THE REQUEST: Say how many lines of these entries include the word "chart", and answer with the number alone.

── THE RECORDS

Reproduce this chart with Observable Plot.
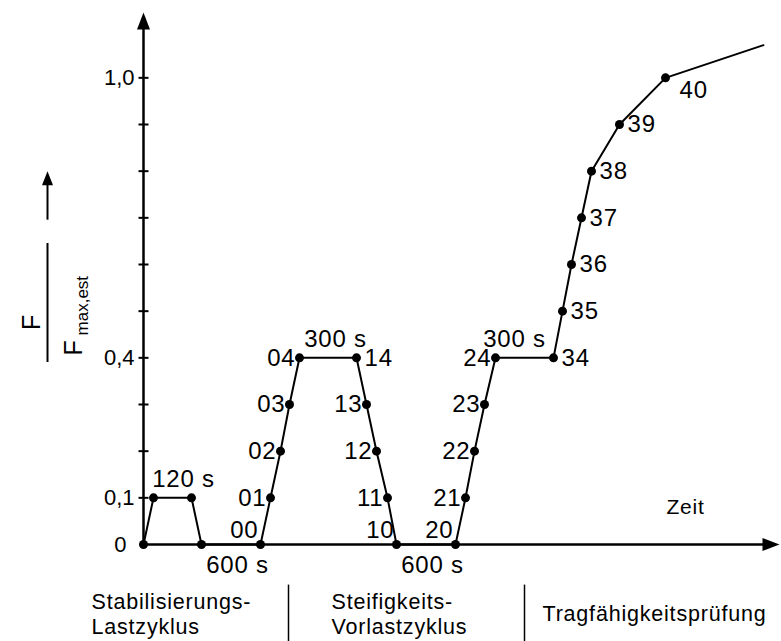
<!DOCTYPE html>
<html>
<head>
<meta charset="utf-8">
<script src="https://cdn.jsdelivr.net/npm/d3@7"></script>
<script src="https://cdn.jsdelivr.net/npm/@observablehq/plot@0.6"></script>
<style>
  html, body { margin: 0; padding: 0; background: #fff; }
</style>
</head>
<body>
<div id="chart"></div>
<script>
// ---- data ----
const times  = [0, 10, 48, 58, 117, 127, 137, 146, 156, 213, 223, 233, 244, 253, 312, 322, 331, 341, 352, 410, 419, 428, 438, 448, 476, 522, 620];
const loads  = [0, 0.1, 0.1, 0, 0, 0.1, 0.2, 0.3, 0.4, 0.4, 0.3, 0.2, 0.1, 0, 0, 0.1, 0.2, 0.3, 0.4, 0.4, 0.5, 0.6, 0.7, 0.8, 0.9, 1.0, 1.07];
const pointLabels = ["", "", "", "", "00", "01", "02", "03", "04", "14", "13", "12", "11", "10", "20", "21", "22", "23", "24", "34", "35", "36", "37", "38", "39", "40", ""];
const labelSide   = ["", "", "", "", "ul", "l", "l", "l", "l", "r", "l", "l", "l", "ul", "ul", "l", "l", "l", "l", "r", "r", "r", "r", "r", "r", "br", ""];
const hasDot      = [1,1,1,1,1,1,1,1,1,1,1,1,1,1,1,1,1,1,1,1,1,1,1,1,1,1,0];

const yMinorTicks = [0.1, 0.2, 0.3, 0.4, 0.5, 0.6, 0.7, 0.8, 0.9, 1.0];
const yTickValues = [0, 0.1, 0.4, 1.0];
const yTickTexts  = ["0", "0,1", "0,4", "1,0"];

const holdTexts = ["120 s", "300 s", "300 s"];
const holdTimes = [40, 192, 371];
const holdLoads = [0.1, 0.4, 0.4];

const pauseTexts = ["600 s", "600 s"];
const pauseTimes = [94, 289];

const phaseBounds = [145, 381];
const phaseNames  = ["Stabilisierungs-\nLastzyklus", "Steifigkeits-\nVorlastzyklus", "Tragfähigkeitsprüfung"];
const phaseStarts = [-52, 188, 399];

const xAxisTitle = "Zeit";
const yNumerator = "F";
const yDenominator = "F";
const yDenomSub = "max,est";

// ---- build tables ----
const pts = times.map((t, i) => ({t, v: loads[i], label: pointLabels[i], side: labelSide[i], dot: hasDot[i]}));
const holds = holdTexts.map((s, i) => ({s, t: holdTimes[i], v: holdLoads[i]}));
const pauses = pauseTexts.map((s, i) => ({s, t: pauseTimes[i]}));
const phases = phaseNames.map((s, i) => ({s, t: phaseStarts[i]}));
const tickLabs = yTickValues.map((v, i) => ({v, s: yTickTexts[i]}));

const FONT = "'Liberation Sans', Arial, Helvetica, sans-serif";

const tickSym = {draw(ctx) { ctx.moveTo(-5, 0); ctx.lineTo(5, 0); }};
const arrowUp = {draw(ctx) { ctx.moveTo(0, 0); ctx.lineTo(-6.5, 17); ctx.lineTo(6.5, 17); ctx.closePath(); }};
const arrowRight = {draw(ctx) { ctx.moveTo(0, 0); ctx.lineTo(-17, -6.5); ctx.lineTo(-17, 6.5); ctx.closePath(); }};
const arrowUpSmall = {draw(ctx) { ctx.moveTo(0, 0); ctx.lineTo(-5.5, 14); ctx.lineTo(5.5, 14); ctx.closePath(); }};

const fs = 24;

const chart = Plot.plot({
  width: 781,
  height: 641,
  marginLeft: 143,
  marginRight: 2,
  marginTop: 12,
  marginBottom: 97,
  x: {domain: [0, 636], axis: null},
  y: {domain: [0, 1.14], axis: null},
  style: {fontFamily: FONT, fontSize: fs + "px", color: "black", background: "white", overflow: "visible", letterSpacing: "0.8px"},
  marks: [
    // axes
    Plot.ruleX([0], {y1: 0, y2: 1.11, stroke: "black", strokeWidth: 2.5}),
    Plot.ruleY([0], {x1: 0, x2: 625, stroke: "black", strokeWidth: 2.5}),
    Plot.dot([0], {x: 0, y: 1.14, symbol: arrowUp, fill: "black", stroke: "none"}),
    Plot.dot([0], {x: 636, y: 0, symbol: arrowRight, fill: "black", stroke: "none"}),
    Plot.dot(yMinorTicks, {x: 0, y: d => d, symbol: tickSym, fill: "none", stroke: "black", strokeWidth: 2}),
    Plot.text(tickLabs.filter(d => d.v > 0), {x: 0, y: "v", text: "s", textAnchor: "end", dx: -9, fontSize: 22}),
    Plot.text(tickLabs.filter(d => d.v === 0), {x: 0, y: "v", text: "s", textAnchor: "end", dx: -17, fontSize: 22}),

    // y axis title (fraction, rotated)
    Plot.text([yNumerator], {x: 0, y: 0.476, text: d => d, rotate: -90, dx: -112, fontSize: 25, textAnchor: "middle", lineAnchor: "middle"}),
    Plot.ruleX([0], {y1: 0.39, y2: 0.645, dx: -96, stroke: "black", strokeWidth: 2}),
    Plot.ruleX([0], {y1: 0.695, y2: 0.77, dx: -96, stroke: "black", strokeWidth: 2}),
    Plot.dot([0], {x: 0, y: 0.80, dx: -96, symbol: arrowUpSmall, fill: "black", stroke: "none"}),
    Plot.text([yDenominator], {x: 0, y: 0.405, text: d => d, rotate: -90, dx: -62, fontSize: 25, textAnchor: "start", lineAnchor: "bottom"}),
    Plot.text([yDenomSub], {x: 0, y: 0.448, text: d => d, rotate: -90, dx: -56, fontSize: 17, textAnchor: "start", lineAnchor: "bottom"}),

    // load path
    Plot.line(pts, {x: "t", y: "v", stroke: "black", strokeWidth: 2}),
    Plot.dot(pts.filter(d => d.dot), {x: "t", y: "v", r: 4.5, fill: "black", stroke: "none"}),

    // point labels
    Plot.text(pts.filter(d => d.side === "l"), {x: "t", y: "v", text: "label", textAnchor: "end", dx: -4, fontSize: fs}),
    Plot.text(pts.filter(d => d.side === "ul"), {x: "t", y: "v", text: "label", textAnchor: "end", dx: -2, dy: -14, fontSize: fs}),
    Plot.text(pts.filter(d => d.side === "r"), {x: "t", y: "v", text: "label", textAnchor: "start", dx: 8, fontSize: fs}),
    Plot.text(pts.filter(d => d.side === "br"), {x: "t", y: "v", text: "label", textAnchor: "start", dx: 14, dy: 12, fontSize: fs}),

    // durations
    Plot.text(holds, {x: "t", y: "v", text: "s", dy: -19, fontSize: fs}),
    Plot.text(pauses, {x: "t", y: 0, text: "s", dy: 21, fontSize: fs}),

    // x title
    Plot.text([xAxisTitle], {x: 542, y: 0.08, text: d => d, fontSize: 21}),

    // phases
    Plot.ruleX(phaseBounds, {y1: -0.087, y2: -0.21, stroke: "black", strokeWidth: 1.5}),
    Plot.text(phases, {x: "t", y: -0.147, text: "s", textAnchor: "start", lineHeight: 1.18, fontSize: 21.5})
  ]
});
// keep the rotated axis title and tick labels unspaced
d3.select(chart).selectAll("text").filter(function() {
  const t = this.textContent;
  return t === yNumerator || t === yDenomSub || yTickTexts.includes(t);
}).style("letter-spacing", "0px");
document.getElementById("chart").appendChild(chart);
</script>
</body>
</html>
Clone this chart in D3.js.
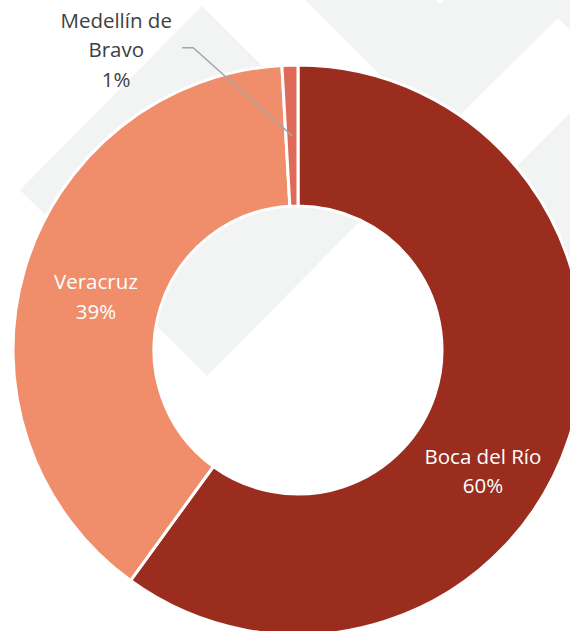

────

REPLY: 6